Objective: Repeat each record exactly as written, and drop any images.

========================================================================

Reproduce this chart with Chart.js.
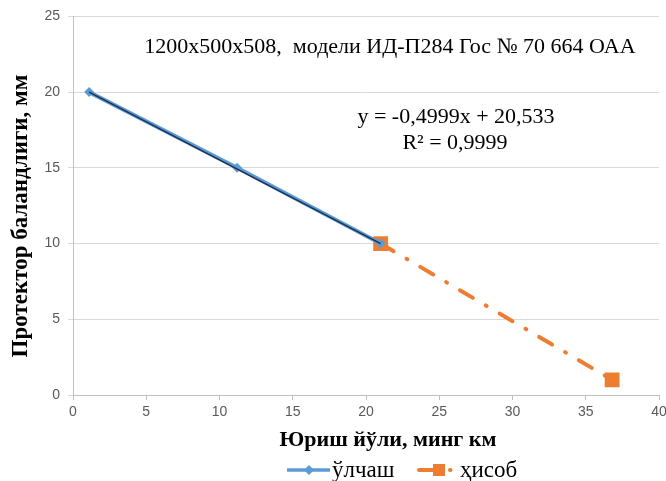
<!DOCTYPE html>
<html>
<head>
<meta charset="utf-8">
<script src="https://cdn.jsdelivr.net/npm/chart.js@4"></script>
<style>
  html, body { margin: 0; padding: 0; background: #fff; }
  #wrap { width: 666px; height: 481px; }
</style>
</head>
<body>
<div id="wrap"><canvas id="c" width="666" height="481"></canvas></div>
<script>
// measured points (ўлчаш)
const measX = [1.1, 11.2, 21];
const measY = [20, 15, 10];
// calculated points (ҳисоб)
const calcX = [21, 36.8];
const calcY = [10, 1];
// linear trendline
const trendX = [1.1, 21];
const trendY = [20.0, 10.0];

const SERIF = "'Liberation Serif', 'DejaVu Serif', serif";
const SANS = "'Liberation Sans', Arial, sans-serif";
const BLUE = '#5b9bd5';
const ORANGE = '#ed7d31';
const NAVY = '#1f3050';

const toPts = (xs, ys) => xs.map((x, i) => ({ x: x, y: ys[i] }));

// texts, axis titles and legend drawn on top of the chart
const extras = {
    id: 'extras',
    afterDraw(chart) {
        const ctx = chart.ctx;
        ctx.save();
        ctx.fillStyle = '#000';
        ctx.textBaseline = 'middle';
        ctx.textAlign = 'center';

        ctx.font = '22px ' + SERIF;
        ctx.fillText('1200x500x508,  модели ИД-П284 Гос № 70 664 ОАА', 390, 47);
        ctx.fillText('y = -0,4999x + 20,533', 456, 117);
        ctx.fillText('R² = 0,9999', 455, 143);

        // axis titles
        ctx.font = 'bold 22px ' + SERIF;
        ctx.fillText('Юриш йўли, минг км', 388, 440);
        ctx.save();
        ctx.font = 'bold 23px ' + SERIF;
        ctx.translate(21, 216);
        ctx.rotate(-Math.PI / 2);
        ctx.fillText('Протектор баландлиги, мм', 0, 0);
        ctx.restore();

        // legend
        const ly = 470;
        ctx.lineCap = 'butt';
        ctx.strokeStyle = BLUE;
        ctx.lineWidth = 3.5;
        ctx.beginPath(); ctx.moveTo(287, ly); ctx.lineTo(330, ly); ctx.stroke();
        ctx.fillStyle = BLUE;
        ctx.beginPath();
        ctx.moveTo(309, ly - 5); ctx.lineTo(314, ly); ctx.lineTo(309, ly + 5); ctx.lineTo(304, ly);
        ctx.closePath(); ctx.fill();

        ctx.strokeStyle = ORANGE;
        ctx.lineWidth = 4;
        ctx.lineCap = 'round';
        ctx.beginPath(); ctx.moveTo(419, ly); ctx.lineTo(434, ly); ctx.stroke();
        ctx.beginPath(); ctx.moveTo(450, ly); ctx.lineTo(450.5, ly); ctx.stroke();
        ctx.fillStyle = ORANGE;
        ctx.fillRect(433, ly - 6, 12, 12);

        ctx.fillStyle = '#000';
        ctx.textAlign = 'left';
        ctx.font = '23px ' + SERIF;
        ctx.fillText('ўлчаш', 332, ly + 1);
        ctx.fillText('ҳисоб', 460, ly + 1);
        ctx.restore();
    }
};

new Chart(document.getElementById('c').getContext('2d'), {
    type: 'scatter',
    data: {
        datasets: [
            {
                label: 'ҳисоб',
                data: toPts(calcX, calcY),
                showLine: true,
                borderColor: ORANGE,
                backgroundColor: ORANGE,
                borderWidth: 4,
                borderDash: [15, 15, 1, 15],
                borderCapStyle: 'round',
                pointStyle: 'rect',
                pointRadius: 10.5,
                pointBorderWidth: 0,
                order: 3
            },
            {
                label: 'ўлчаш',
                data: toPts(measX, measY),
                showLine: true,
                borderColor: BLUE,
                backgroundColor: BLUE,
                borderWidth: 4,
                pointStyle: 'rectRot',
                pointRadius: 5,
                pointBorderWidth: 0,
                order: 2
            },
            {
                label: 'trend',
                data: toPts(trendX, trendY),
                showLine: true,
                borderColor: NAVY,
                borderWidth: 1.5,
                pointRadius: 0,
                order: 1
            }
        ]
    },
    options: {
        responsive: false,
        animation: false,
        layout: { autoPadding: false, padding: { top: 15, right: 0, bottom: 31, left: 0 } },
        plugins: { legend: { display: false }, tooltip: { enabled: false } },
        scales: {
            x: {
                type: 'linear',
                min: 0, max: 40,
                ticks: { stepSize: 5, color: '#595959', font: { family: SANS, size: 14 }, padding: 4, maxRotation: 0 },
                grid: { drawOnChartArea: false, drawTicks: true, tickLength: 5, color: '#bfbfbf' },
                border: { color: '#bfbfbf' },
                afterFit(s) { s.height = 55; s.paddingRight = 7; }
            },
            y: {
                min: 0, max: 25,
                ticks: { stepSize: 5, color: '#595959', font: { family: SANS, size: 14 }, padding: 8 },
                grid: { color: '#d9d9d9', tickLength: 5 },
                border: { color: '#bfbfbf' },
                afterFit(s) { s.width = 73; }
            }
        }
    },
    plugins: [extras]
});
</script>
</body>
</html>
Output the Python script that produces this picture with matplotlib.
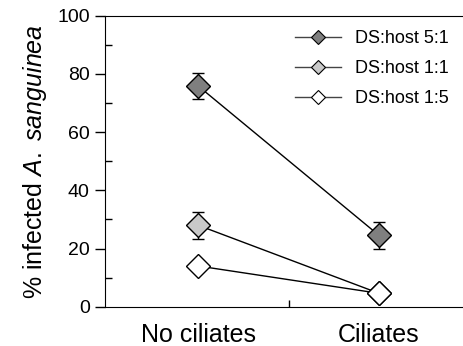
import matplotlib.pyplot as plt
from matplotlib.lines import Line2D

plt.rcParams["font.family"] = "Liberation Sans"
plt.rcParams["mathtext.fontset"] = "custom"
plt.rcParams["mathtext.rm"] = "Liberation Sans"
plt.rcParams["mathtext.it"] = "Liberation Sans:italic"

categories = ["No ciliates", "Ciliates"]
series = ["DS:host 5:1", "DS:host 1:1", "DS:host 1:5"]
values = {
    "DS:host 5:1": [75.9, 24.5],
    "DS:host 1:1": [28.0, 4.6],
    "DS:host 1:5": [14.0, 4.6],
}
errors = {
    "DS:host 5:1": [4.5, 4.5],
    "DS:host 1:1": [4.7, 0.0],
    "DS:host 1:5": [0.0, 0.0],
}
fills = {"DS:host 5:1": "#7f7f7f", "DS:host 1:1": "#c9c9c9", "DS:host 1:5": "white"}

W, H = 463, 346
fig = plt.figure(figsize=(W / 100, H / 100), dpi=100)
# right spine falls just outside the picture, as in the original
ax = fig.add_axes([105 / W, 39.3 / H, 364.5 / W, 291 / H])

x = list(range(len(categories)))
handles = []
for s in series:
    ax.errorbar(x, values[s], yerr=errors[s], fmt="none", ecolor="black",
                elinewidth=1, capsize=4.5, capthick=1, zorder=2)
    ax.plot(x, values[s], color="black", lw=1, zorder=3)
    ax.plot(x, values[s], ls="none", marker="D", ms=12.5, mfc=fills[s],
            mec="black", mew=1, zorder=4)
    handles.append(Line2D([], [], color="#444444", lw=1, marker="D", ms=7,
                          mfc=fills[s], mec="black", mew=0.8))

ax.set_xlim(-0.514, 1.5)
ax.set_ylim(0, 100)
ax.set_xticks(x)
ax.set_xticklabels(categories, fontsize=18)
ax.set_xticks([0.5], minor=True)
ax.set_yticks(range(0, 101, 20))
ax.set_yticks(range(10, 100, 20), minor=True)
ax.tick_params(axis="y", which="major", direction="out", length=7, width=1,
               labelsize=14, pad=4)
ax.tick_params(axis="y", which="minor", direction="in", length=5, width=1)
ax.tick_params(axis="x", which="major", length=0, pad=12)
ax.tick_params(axis="x", which="minor", direction="in", length=5, width=1)
ax.spines["right"].set_visible(False)
ax.set_ylabel(r"% infected $\mathit{A.\ sanguinea}$", fontsize=18, labelpad=6)

fig.legend(handles, series, loc="upper left",
           bbox_to_anchor=(295 / W, 1 - 30 / H), bbox_transform=fig.transFigure,
           frameon=False, fontsize=13, handlelength=2.55, labelspacing=0.72,
           handletextpad=0.8, borderpad=0, borderaxespad=0)

fig.savefig("out.png", dpi=100)
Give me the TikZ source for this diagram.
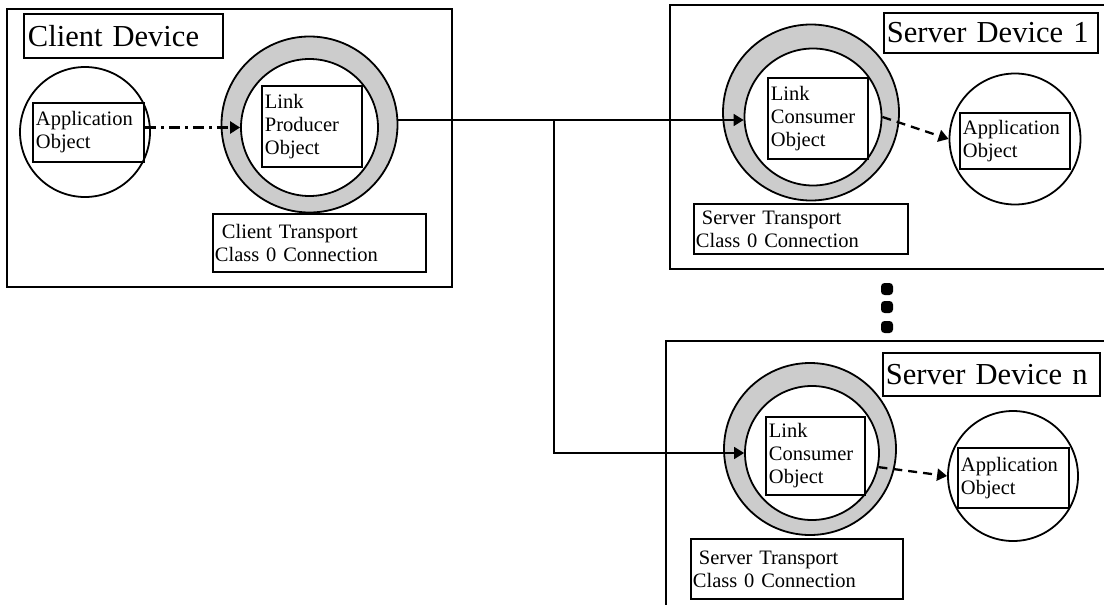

========================================================================

Solution to this task:
Reproduce this chart with Chart.js.
<!DOCTYPE html>
<html>
<head>
<meta charset="utf-8">
<script src="https://cdn.jsdelivr.net/npm/chart.js@4"></script>
<style>
  html, body { margin: 0; padding: 0; background: #fff; }
  #wrap { width: 666px; height: 481px; }
</style>
</head>
<body>
<div id="wrap"><canvas id="c" width="666" height="481"></canvas></div>
<script>
// measured points (ўлчаш)
const measX = [1.1, 11.2, 21];
const measY = [20, 15, 10];
// calculated points (ҳисоб)
const calcX = [21, 36.8];
const calcY = [10, 1];
// linear trendline
const trendX = [1.1, 21];
const trendY = [20.0, 10.0];

const SERIF = "'Liberation Serif', 'DejaVu Serif', serif";
const SANS = "'Liberation Sans', Arial, sans-serif";
const BLUE = '#5b9bd5';
const ORANGE = '#ed7d31';
const NAVY = '#1f3050';

const toPts = (xs, ys) => xs.map((x, i) => ({ x: x, y: ys[i] }));

// texts, axis titles and legend drawn on top of the chart
const extras = {
    id: 'extras',
    afterDraw(chart) {
        const ctx = chart.ctx;
        ctx.save();
        ctx.fillStyle = '#000';
        ctx.textBaseline = 'middle';
        ctx.textAlign = 'center';

        ctx.font = '22px ' + SERIF;
        ctx.fillText('1200x500x508,  модели ИД-П284 Гос № 70 664 ОАА', 390, 47);
        ctx.fillText('y = -0,4999x + 20,533', 456, 117);
        ctx.fillText('R² = 0,9999', 455, 143);

        // axis titles
        ctx.font = 'bold 22px ' + SERIF;
        ctx.fillText('Юриш йўли, минг км', 388, 440);
        ctx.save();
        ctx.font = 'bold 23px ' + SERIF;
        ctx.translate(21, 216);
        ctx.rotate(-Math.PI / 2);
        ctx.fillText('Протектор баландлиги, мм', 0, 0);
        ctx.restore();

        // legend
        const ly = 470;
        ctx.lineCap = 'butt';
        ctx.strokeStyle = BLUE;
        ctx.lineWidth = 3.5;
        ctx.beginPath(); ctx.moveTo(287, ly); ctx.lineTo(330, ly); ctx.stroke();
        ctx.fillStyle = BLUE;
        ctx.beginPath();
        ctx.moveTo(309, ly - 5); ctx.lineTo(314, ly); ctx.lineTo(309, ly + 5); ctx.lineTo(304, ly);
        ctx.closePath(); ctx.fill();

        ctx.strokeStyle = ORANGE;
        ctx.lineWidth = 4;
        ctx.lineCap = 'round';
        ctx.beginPath(); ctx.moveTo(419, ly); ctx.lineTo(434, ly); ctx.stroke();
        ctx.beginPath(); ctx.moveTo(450, ly); ctx.lineTo(450.5, ly); ctx.stroke();
        ctx.fillStyle = ORANGE;
        ctx.fillRect(433, ly - 6, 12, 12);

        ctx.fillStyle = '#000';
        ctx.textAlign = 'left';
        ctx.font = '23px ' + SERIF;
        ctx.fillText('ўлчаш', 332, ly + 1);
        ctx.fillText('ҳисоб', 460, ly + 1);
        ctx.restore();
    }
};

new Chart(document.getElementById('c').getContext('2d'), {
    type: 'scatter',
    data: {
        datasets: [
            {
                label: 'ҳисоб',
                data: toPts(calcX, calcY),
                showLine: true,
                borderColor: ORANGE,
                backgroundColor: ORANGE,
                borderWidth: 4,
                borderDash: [15, 15, 1, 15],
                borderCapStyle: 'round',
                pointStyle: 'rect',
                pointRadius: 10.5,
                pointBorderWidth: 0,
                order: 3
            },
            {
                label: 'ўлчаш',
                data: toPts(measX, measY),
                showLine: true,
                borderColor: BLUE,
                backgroundColor: BLUE,
                borderWidth: 4,
                pointStyle: 'rectRot',
                pointRadius: 5,
                pointBorderWidth: 0,
                order: 2
            },
            {
                label: 'trend',
                data: toPts(trendX, trendY),
                showLine: true,
                borderColor: NAVY,
                borderWidth: 1.5,
                pointRadius: 0,
                order: 1
            }
        ]
    },
    options: {
        responsive: false,
        animation: false,
        layout: { autoPadding: false, padding: { top: 15, right: 0, bottom: 31, left: 0 } },
        plugins: { legend: { display: false }, tooltip: { enabled: false } },
        scales: {
            x: {
                type: 'linear',
                min: 0, max: 40,
                ticks: { stepSize: 5, color: '#595959', font: { family: SANS, size: 14 }, padding: 4, maxRotation: 0 },
                grid: { drawOnChartArea: false, drawTicks: true, tickLength: 5, color: '#bfbfbf' },
                border: { color: '#bfbfbf' },
                afterFit(s) { s.height = 55; s.paddingRight = 7; }
            },
            y: {
                min: 0, max: 25,
                ticks: { stepSize: 5, color: '#595959', font: { family: SANS, size: 14 }, padding: 8 },
                grid: { color: '#d9d9d9', tickLength: 5 },
                border: { color: '#bfbfbf' },
                afterFit(s) { s.width = 73; }
            }
        }
    },
    plugins: [extras]
});
</script>
</body>
</html>
Output the Python script that produces this picture with matplotlib.
import matplotlib.pyplot as plt
from matplotlib.lines import Line2D

plt.rcParams["font.family"] = "Liberation Sans"
plt.rcParams["mathtext.fontset"] = "custom"
plt.rcParams["mathtext.rm"] = "Liberation Sans"
plt.rcParams["mathtext.it"] = "Liberation Sans:italic"

categories = ["No ciliates", "Ciliates"]
series = ["DS:host 5:1", "DS:host 1:1", "DS:host 1:5"]
values = {
    "DS:host 5:1": [75.9, 24.5],
    "DS:host 1:1": [28.0, 4.6],
    "DS:host 1:5": [14.0, 4.6],
}
errors = {
    "DS:host 5:1": [4.5, 4.5],
    "DS:host 1:1": [4.7, 0.0],
    "DS:host 1:5": [0.0, 0.0],
}
fills = {"DS:host 5:1": "#7f7f7f", "DS:host 1:1": "#c9c9c9", "DS:host 1:5": "white"}

W, H = 463, 346
fig = plt.figure(figsize=(W / 100, H / 100), dpi=100)
# right spine falls just outside the picture, as in the original
ax = fig.add_axes([105 / W, 39.3 / H, 364.5 / W, 291 / H])

x = list(range(len(categories)))
handles = []
for s in series:
    ax.errorbar(x, values[s], yerr=errors[s], fmt="none", ecolor="black",
                elinewidth=1, capsize=4.5, capthick=1, zorder=2)
    ax.plot(x, values[s], color="black", lw=1, zorder=3)
    ax.plot(x, values[s], ls="none", marker="D", ms=12.5, mfc=fills[s],
            mec="black", mew=1, zorder=4)
    handles.append(Line2D([], [], color="#444444", lw=1, marker="D", ms=7,
                          mfc=fills[s], mec="black", mew=0.8))

ax.set_xlim(-0.514, 1.5)
ax.set_ylim(0, 100)
ax.set_xticks(x)
ax.set_xticklabels(categories, fontsize=18)
ax.set_xticks([0.5], minor=True)
ax.set_yticks(range(0, 101, 20))
ax.set_yticks(range(10, 100, 20), minor=True)
ax.tick_params(axis="y", which="major", direction="out", length=7, width=1,
               labelsize=14, pad=4)
ax.tick_params(axis="y", which="minor", direction="in", length=5, width=1)
ax.tick_params(axis="x", which="major", length=0, pad=12)
ax.tick_params(axis="x", which="minor", direction="in", length=5, width=1)
ax.spines["right"].set_visible(False)
ax.set_ylabel(r"% infected $\mathit{A.\ sanguinea}$", fontsize=18, labelpad=6)

fig.legend(handles, series, loc="upper left",
           bbox_to_anchor=(295 / W, 1 - 30 / H), bbox_transform=fig.transFigure,
           frameon=False, fontsize=13, handlelength=2.55, labelspacing=0.72,
           handletextpad=0.8, borderpad=0, borderaxespad=0)

fig.savefig("out.png", dpi=100)
Give me the TikZ source for this diagram.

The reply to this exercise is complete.